In your question regarding squalene ASP, we really verify what we already have this ability on, which is that squalene ASP is probably around $25 to $30 a liter. And we see the market with significant demand. And I think what we started to say in the last call, which we verify during the show, is the market is about 5 times its current size. And it's going to take about 18 months for that expansion as people start to reformulate what they change to over the last 4 to 5 years. Last 4 to 5 years has been a significant decline in the squalene market because of the availability and reliability of supply. Making it a reliable, making us a reliable supplier, making it more available, staying in that price range will give us about 5X the market size.
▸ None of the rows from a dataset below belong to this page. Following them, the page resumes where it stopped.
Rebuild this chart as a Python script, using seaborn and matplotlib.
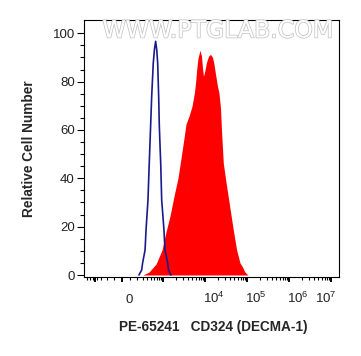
import numpy as np
import matplotlib
matplotlib.use("Agg")
import matplotlib.pyplot as plt
import matplotlib.patheffects as pe
from matplotlib.transforms import ScaledTranslation
import seaborn as sns

# isotype control histogram (blue outline)
ctrl_x = [226, 275, 293, 344, 366, 413, 447, 481, 516, 567, 609, 652, 695, 732, 775,
          802, 844, 869, 918, 1044, 1103, 1283, 1342, 1540]
ctrl_y = [0, 2.1, 5.0, 10.3, 18.6, 31.0, 46.3, 60.0, 73.6, 87.6, 93.5, 96.7, 93.0,
          87.6, 73.6, 62.0, 51.7, 46.3, 31.0, 18.6, 10.3, 5.0, 2.1, 0]

# CD324 stained histogram (red fill)
stain_x = [300, 439, 664, 934, 1168, 1459, 1819, 2268, 2677, 3155, 3521, 4153, 4896,
           5614, 6031, 6372, 6805, 7592, 8250, 8708, 9200, 9980, 10845, 12100, 13500,
           15070, 16360, 17760, 19830, 21520, 23360, 24680, 27250, 31600, 35850,
           41570, 47140, 56700, 68000, 75900, 89460, 105500]
stain_y = [0, 1.2, 4.5, 10.3, 17.8, 24.4, 32.6, 40.1, 48.3, 56.6, 62.4, 65.7, 69.8,
           75.6, 80.6, 85.5, 89.7, 93.0, 90.5, 85.5, 82.2, 84.7, 88.0, 90.5, 91.3,
           90.1, 87.2, 83.1, 78.1, 75.2, 69.0, 59.9, 46.3, 38.4, 32.2, 24.8, 18.6,
           10.3, 5.0, 3.7, 1.2, 0]

x_major = [-450, 0, 1e3, 1e4, 1e5, 1e6, 1e7]
x_labels = ["", "0", "", "$10^4$", "$10^5$", "$10^6$", "$10^7$"]
x_label_dx = [0, 7, 0, 9, 9, 9, -5]  # label nudges in px
y_ticks = [0, 20, 40, 60, 80, 100]

COF = 211.0


def fwd(x):
    return np.arcsinh(np.asarray(x, dtype=float) / COF)


def inv(u):
    return COF * np.sinh(u)


sns.set_style("ticks")
plt.rcParams["font.family"] = ["Liberation Sans", "DejaVu Sans"]
plt.rcParams["mathtext.fontset"] = "custom"
plt.rcParams["mathtext.rm"] = "Liberation Sans"
plt.rcParams["mathtext.it"] = "Liberation Sans:italic"
plt.rcParams["mathtext.bf"] = "Liberation Sans:bold"

fig = plt.figure(figsize=(3.61, 3.56), dpi=100)
ax = fig.add_axes([0.234, 0.2233, 0.7064, 0.7205])

ax.fill_between(stain_x, stain_y, 0, color="#ff0000", lw=0, zorder=2)
sns.lineplot(x=ctrl_x, y=ctrl_y, ax=ax, color="#1a1a8c", lw=1.2, sort=False,
             zorder=3)

ax.set_xscale("function", functions=(fwd, inv))
ax.set_xlim(-811, 1.59e7)
ax.set_ylim(-0.62, 105.5)

# x ticks
minor = list(range(-700, 0, 100)) + list(range(100, 1000, 100))
for d in [1e3, 1e4, 1e5, 1e6]:
    minor += [k * d for k in range(2, 10)]
ax.set_xticks(minor, minor=True)
ax.set_xticks(x_major)
ax.set_xticklabels(x_labels)
ax.tick_params(axis="x", which="major", length=3.6, width=1.4, pad=15.5,
               labelsize=9.5, labelcolor="#222222", color="black")
ax.tick_params(axis="x", which="minor", length=2.2, width=0.8, color="black")

# y ticks
ax.set_yticks(y_ticks)
ax.set_yticks(np.arange(0, 105, 5), minor=True)
ax.tick_params(axis="y", which="major", length=5, width=0.8, pad=2,
               labelsize=9.5, labelcolor="#222222", color="black")
ax.tick_params(axis="y", which="minor", length=3, width=0.8, color="black")

for lab, dx in zip(ax.get_xticklabels(), x_label_dx):
    lab.set_va("baseline")
    lab.set_transform(lab.get_transform()
                      + ScaledTranslation(dx / 100, 0, fig.dpi_scale_trans))

for s in ax.spines.values():
    s.set_visible(True)
    s.set_color("black")
    s.set_linewidth(0.8)

ax.set_ylabel("Relative Cell Number", fontweight="bold", fontsize=9.8)
ax.yaxis.set_label_coords(-0.19, 0.5)
ax.set_xlabel("PE-65241   CD324 (DECMA-1)", fontweight="bold", fontsize=9.8)
ax.xaxis.set_label_coords(0.504, -0.1715)

fig.text(218 / 361, 1 - 30.5 / 356, "WWW.PTGLAB.COM", ha="center", va="center",
         fontsize=17, family="DejaVu Sans", color="white",
         path_effects=[pe.withStroke(linewidth=1.1, foreground="#c4c4c4")])

fig.savefig("out.png", dpi=100)
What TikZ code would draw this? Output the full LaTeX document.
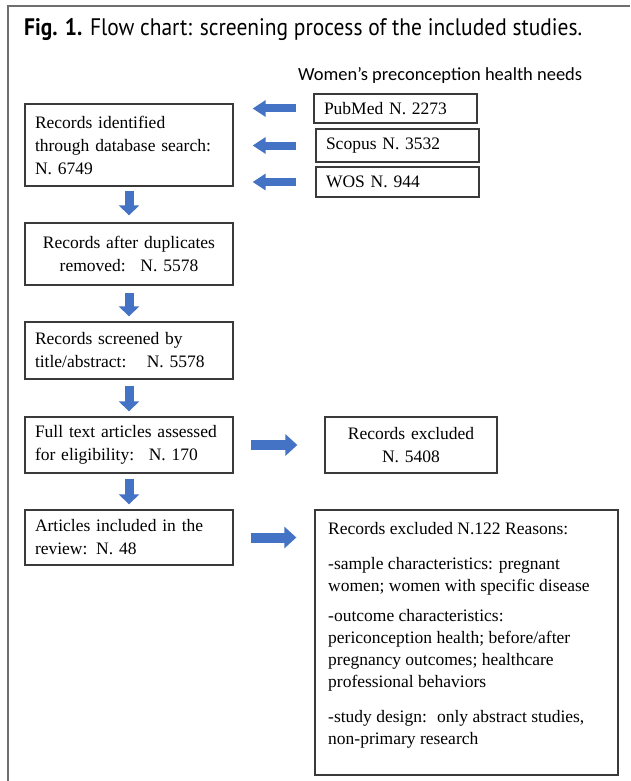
\documentclass[tikz,border=0pt]{standalone}
\usepackage{fontspec}
\setmainfont{Liberation Serif}
\newfontfamily\titlefont{PT Sans}
\newfontfamily\calfont{Carlito}
\usetikzlibrary{arrows.meta}
\definecolor{arrowblue}{HTML}{4472C4}
\definecolor{framegray}{HTML}{6E6E6E}
\definecolor{boxline}{HTML}{3A3A3A}
\begin{document}
\begin{tikzpicture}[x=1pt,y=-1pt,
  box/.style={draw=boxline, line width=1.3pt, font=\fontsize{17.5}{23}\selectfont, inner xsep=10pt, inner ysep=0pt},
  downarr/.style={arrowblue, line width=9pt, -{Triangle[length=10pt,width=20pt]}},
  leftarr/.style={arrowblue, line width=8pt, -{Triangle[length=13pt,width=16pt]}},
  rightarr/.style={arrowblue, line width=10pt, -{Triangle[length=12pt,width=21pt]}}
]
\useasboundingbox (0,0) rectangle (630,781);
\draw[framegray, line width=2pt] (630,6) -- (8,6) -- (8,781);

\node[anchor=base west, inner sep=0] (title) at (24,36)
  {\resizebox{558pt}{17pt}{\titlefont\textbf{Fig. 1.} Flow chart: screening process of the included studies.}};
\node[anchor=base west, inner sep=0] (sub) at (298,81)
  {\resizebox{284pt}{!}{\calfont\fontsize{17}{20}\selectfont Women’s preconception health needs}};

\node[box, minimum width=208pt, minimum height=82pt, text width=188pt, align=left] (ident) at (129,145)
  {Records identified\\through database search:\\N. 6749};
\node[box, minimum width=208pt, minimum height=62pt, text width=188pt, align=center] (dup) at (129,254)
  {Records after duplicates\\removed:~ N. 5578};
\node[box, minimum width=208pt, minimum height=57pt, text width=188pt, align=left] (screen) at (129,350.5)
  {Records screened by\\title/abstract:~~ N. 5578};
\node[box, minimum width=208pt, minimum height=56pt, text width=188pt, align=left] (full) at (129,445)
  {Full text articles assessed\\for eligibility:~ N. 170};
\node[box, minimum width=208pt, minimum height=55pt, text width=188pt, align=left] (incl) at (129,537.5)
  {Articles included in the\\review: N. 48};

\node[box, minimum width=163pt, minimum height=29pt, text width=143pt, align=left] (pub) at (395.5,108.5) {PubMed N. 2273};
\node[box, minimum width=163pt, minimum height=33pt, text width=143pt, align=left] (scop) at (397.5,145.5) {Scopus N. 3532};
\node[box, minimum width=163pt, minimum height=30pt, text width=143pt, align=left] (wos) at (397.5,182) {WOS N. 944};

\node[box, minimum width=172pt, minimum height=56pt, text width=152pt, align=center] (excl1) at (411,445)
  {Records excluded\\N. 5408};
\node[box, minimum width=303pt, minimum height=265pt] (excl2) at (466.5,642.5) {};
\node[font=\fontsize{17.5}{22}\selectfont, align=left, anchor=north west, inner sep=0pt] (excl2txt) at (328,522)
  {Records excluded N.122 Reasons:\\[13pt]
   -sample characteristics: pregnant\\
   women; women with specific disease\\[8pt]
   -outcome characteristics:\\
   periconception health; before/after\\
   pregnancy outcomes; healthcare\\
   professional behaviors\\[13pt]
   -study design:~ only abstract studies,\\
   non-primary research};

\draw[leftarr, shorten <=17pt, shorten >=19pt] (pub.west) -- (pub.west -| ident.east);
\draw[leftarr, shorten <=19pt, shorten >=19pt] (scop.west) -- (scop.west -| ident.east);
\draw[leftarr, shorten <=19pt, shorten >=19pt] (wos.west) -- (wos.west -| ident.east);

\draw[downarr, shorten <=4pt, shorten >=7pt] (ident) -- (dup);
\draw[downarr, shorten <=7pt, shorten >=5pt] (dup) -- (screen);
\draw[downarr, shorten <=6pt, shorten >=5pt] (screen) -- (full);
\draw[downarr, shorten <=5pt, shorten >=5pt] (full) -- (incl);

\draw[rightarr, shorten <=17pt, shorten >=27pt] (full) -- (excl1);
\draw[rightarr, shorten <=17pt, shorten >=18pt] (incl.east) -- (incl.east -| excl2.west);
\end{tikzpicture}
\end{document}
And we know where the customers are and we have relationships with them. So we feel very good and it was a validation being face to face with the end customers.
Rob Stone - Analyst
So that would imply a pretty steep ramp for squalene next year to -- would it not?
John Melo - CEO
Exactly, right. I would expect, through next year, our squalene volumes are doubled from where it's ending this year.
Operator
Jeff Zekauskas, JPMorgan.
Jeff Zekauskas - Analyst
What I'd like to do is just start with some housekeeping, if I could. Could you mention what was cash flow from operations in the quarter? What was CapEx? And did you sell some of your renewable profits in the first quarter?
Jeryl Hilleman - CFO
We took an order in the first quarter and delivered it in the second quarter to answer your last question. [Appreciation] was for the quarter $2.1 million and cash flow from op and a negative 19.96.
Jeff Zekauskas - Analyst
19.96. And what was your CapEx?
Jeryl Hilleman - CFO
Total CapEx was around $14 million. I'm going to check. Around $14 million.
Jeff Zekauskas - Analyst
Do you think you could update us on your relationship with Procter & Gamble and how your R&D relationship is going?
John Melo - CEO
Quite well. We have a team actually -- hi, Jeff. This is John. We haven't seen that P&G this week. We are continuing to work with them on additional application that they've been involved and beyond the first one. And we expect to have a product uptake relationship for the first application starting probably somewhere around the end of 2012.
Jeff Zekauskas - Analyst
The end of 2012. Okay. And this year you said your production volume will be 6 million to 9 million liters. What do you think your sales volume will be?
John Melo - CEO
I'd say it will be within 80%, 90% of that production volume.
Jeff Zekauskas - Analyst
80%, 90%, okay. And in terms of the completion of the Sao Martinho facility, from your point of view, that's still on target?
John Melo - CEO
Correct.
Jeryl Hilleman - CFO
It's [under] construction mid-2012.
Jeff Zekauskas - Analyst
Mid-2012. And when you bring that up, what do you think the primary products will be that you'll sell from that facility?
John Melo - CEO
That facility will predominantly dedicated to polymers and plastic additives. It will be dedicated to 1 of 2 customers. One we have not announced yet and the other we have, Grupo Energy. Those are the 2 customers in the polymer space that that facility will be dedicated to.
Jeff Zekauskas - Analyst
Right. Thank you very much.
Operator
And that does include the question-and-answer session. I'll now turn the conference back over to Mr. John Melo for any additional or closing remarks.
John Melo - CEO
Thank you, Justin. Let me close by saying thank you for participating in this call. We appreciate your support and interest, and look forward to speaking with you again soon. And hopefully seeing many of you shortly.
Operator
And that does conclude today's conference. Thank you for your participation today.